Le chancelier et le président affichent des tempéraments aux antipodes, qui compliquent cette relation particulière où les liens personnels font souvent la différence.
« Pour les Allemands, Macron est un Français tel qu’ils les imaginent, il parle énormément, aime le verbe », relève Maurice Gourdault-Montagne, conseiller diplomatique de Jacques Chirac en 2002-2007.
« Scholz est à première vue un homme froid, c’est comme si cela lui faisait de la peine de devoir parler, il réfléchit trois fois avant d’agir », dit pour sa part Joachim Bitterlich, conseiller du chancelier Helmut Kohl de 1987 à 1998.
Source AFP
Notes:
- Traité bilatéral entre la République fédérale d’Allemagne et la République française signé au palais de l’Élysée le 22 janvier 1963 par le chancelier allemand, Konrad Adenauer, et le président français, Charles de Gaulle. Il définit le cadre d’une coopération entre l’Allemagne et la France dans les domaines des relations internationales, de la défense et de l’éducation.
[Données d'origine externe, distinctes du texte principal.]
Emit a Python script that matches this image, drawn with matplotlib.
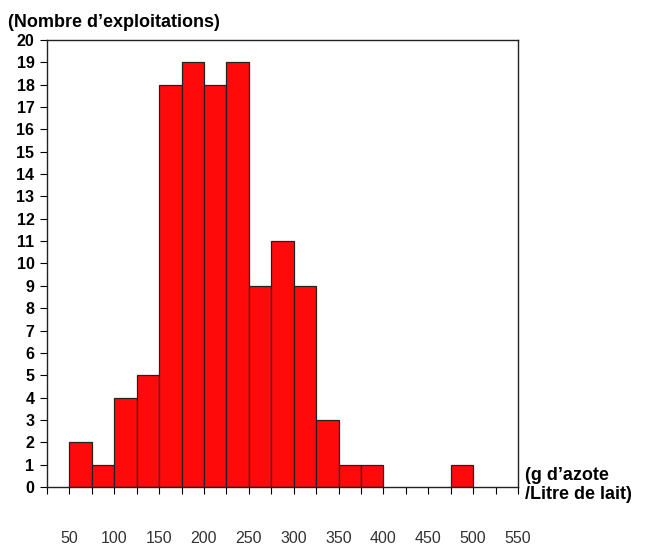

Ce traité entérine la relation de confiance et d’amitié qui s’est instaurée entre les anciens « ennemis héréditaires », à peine dix ans après le début de la réconciliation, amorcée par la déclaration Schuman de 1950 et jalonnée par la création de la Communauté européenne du charbon et de l’acier (1951) et de la Communauté économique européenne (1957). L’objectif principal du traité pour de Gaulle, au-delà d’une alliance franco-allemande étroite, est de construire un bloc européen indépendant à la fois des États-Unis et de l’Union soviétique, dans un contexte de guerre froide. En effet, il s’agissait d’éloigner la RFA, et les autres pays de l’Europe des Six, de leur protecteur américain pour les rapprocher de la France, une protectrice alternative disposant de sa propre force de dissuasion nucléaire.